Quel’s Homework – “On the Effects of the Hairbrush”
The inimitable Keith Jones in a Shadow Lane photo from a while ago. I apologize to the young lady whose name I cannot recall, but it isn't Quel.
An Essay on the Effects of the Hairbrush
I don’t usually like to think about the hairbrush. The one I am talking about is small, made of glossy oak and about eight or ten inches tall with boar’s bristles. It is also deceptively innocent. You see, this hairbrush has never been used on my hair. That’s because the hairbrush is His tool for “getting my attention.” And His idea of getting my attention is to use the flat side of the brush on my bottom until He feels I’m repentant enough to stop. This is usually long after my bottom has darkened several shades of red and it feels as if I will never be able to sit again. I never get the brush for good girl spankings. I only get the hairbrush if I’ve done something very bad.
Before He uses the hairbrush is the worst part. There is a moment when I realize that I have done something naughty enough to warrant a spanking, and in that moment I desperately hope that He will forget I even own a hairbrush. The flying creatures in my stomach try to escape through my throat. My brain scrambles wildly to come up with a plausible reason for avoiding my meeting with the hairbrush. For a moment I feel like I am shrinking but I don’t escape His notice. His brown eyes scold, He raises an eyebrow and in a calm voice He tells me to get the hairbrush. My heart skips a beat or two and I begin evasive tactics. I tease, I dance about and finally I out and out beg. I offer to take any other implement, even the leather paddle, but He is a rock against my pleading. He never lets me complain for long, and soon enough I am digging the hairbrush out of its drawer and handing it over to Him with trembling hands.

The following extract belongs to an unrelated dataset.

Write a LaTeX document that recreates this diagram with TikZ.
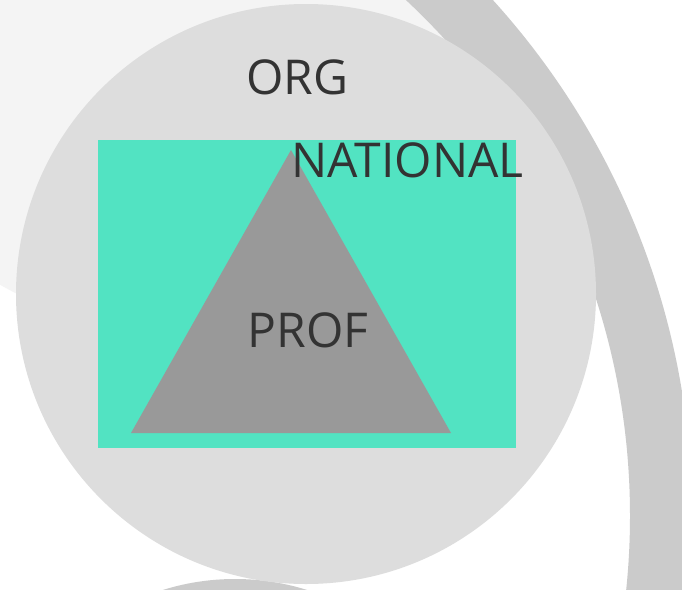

My man is not one to scold long. He knows I know what I have done. The bright color in my cheeks and the stumbled apologies that spill from my mouth are louder against the backdrop of His silence. He asks me if I am ready, to which the answer is always no, and then He tumbles me over His lap like a doll and with as little resistance. Sometimes, if I forget to remember how much the hairbrush is going to hurt I will pout and make faces or try to tickle His ankles. He is never amused at my attempts to lighten His mood and hopefully save my bottom. Slowly, and with a steady hand He pulls my sweatpants and panties to my knees. It is then, with my naked backside exposed to His gaze, that I finally realize I am no longer in charge, if I ever was.
Punishment spankings are fast paced and go on much, much too long. I am utterly helpless as the hairbrush smacks over and over. I don’t know if He scolds because I am deaf to anything but my own whimpers. There are a few minutes at the beginning when I think I can handle the burn building in my behind and I resolve to remain silent just to show Him that I don’t care. But every time I forget my sense of shame and lady-like decoroum and beg Him to stop. As the spanking goes on, I think my backside is going to burn up. Sometimes I am pretty sure you could roast an egg with the heat my man can instill. The worst part about the hairbrush is that it doesn’t bend. It is an unrelenting slab of wood against my naughty behind.
I am always sorry when He uses the hairbrush on me. I wish I were anywhere but across His lap, even though in retrospect that is often where I feel most secure and loved. I know He spanks me because He loves me, and because He wants to help me be a better girl. While I am being spanked I am sure that I will never misbehave or tease ever again. I kick and squirm and say sorry until there is no fight left in me, and only then does He stop using the hairbrush. But while I am being spanked it feels like that moment will never come.
The true scolding comes after the hairbrush, when He knows He has my attention. With the dreaded implement lain casually at His side, and still within easy reach, He lectures me on my misdeeds while I sob across His lap. My hair clings to my salty tears and I choke out responses at the appropriate times, even though I am mostly praying that He is finished with the evil implement. My bottom aches but I don’t have the courage to ask Him if I can have something to make it feel better. Part of my punishment is to “appreciate” the after burn of the hairbrush, one of the reasons He prefers this implement to almost any other. After He has scolded me sufficiently He sets me to thinking.
As I stand in the corner or kneel at the side of the bed, I bite my tongue to distract myself from the sting in my red bottom. I am never, ever allowed to rub away the burn until He says so, and often He does not. He wants the spanking to have a lasting impression so that when I sit down for the next few days I will know that I am His and He is in charge. Sometimes, while I am supposed to be pondering my misdeed, I imagine throwing the hairbrush to the woodchipper, or rehabilitating it as an art piece. I think He knows what I am thinking because He will sometimes give me a look with a reprimand in it, and I will blush to match my nether cheeks and remember that I am loved and a very lucky girl. The after effects of a hairbrush spanking last for a long time, or at least it seems that way to me.
The best part of the spanking is when it is all over and He pulls me onto His lap to cuddle and kiss. The reproaches and scoldings are over and He has nothing but words of love and affirmation to give me. He calls me His kitten and I smile shyly and thank Him for loving me, and taking care of me.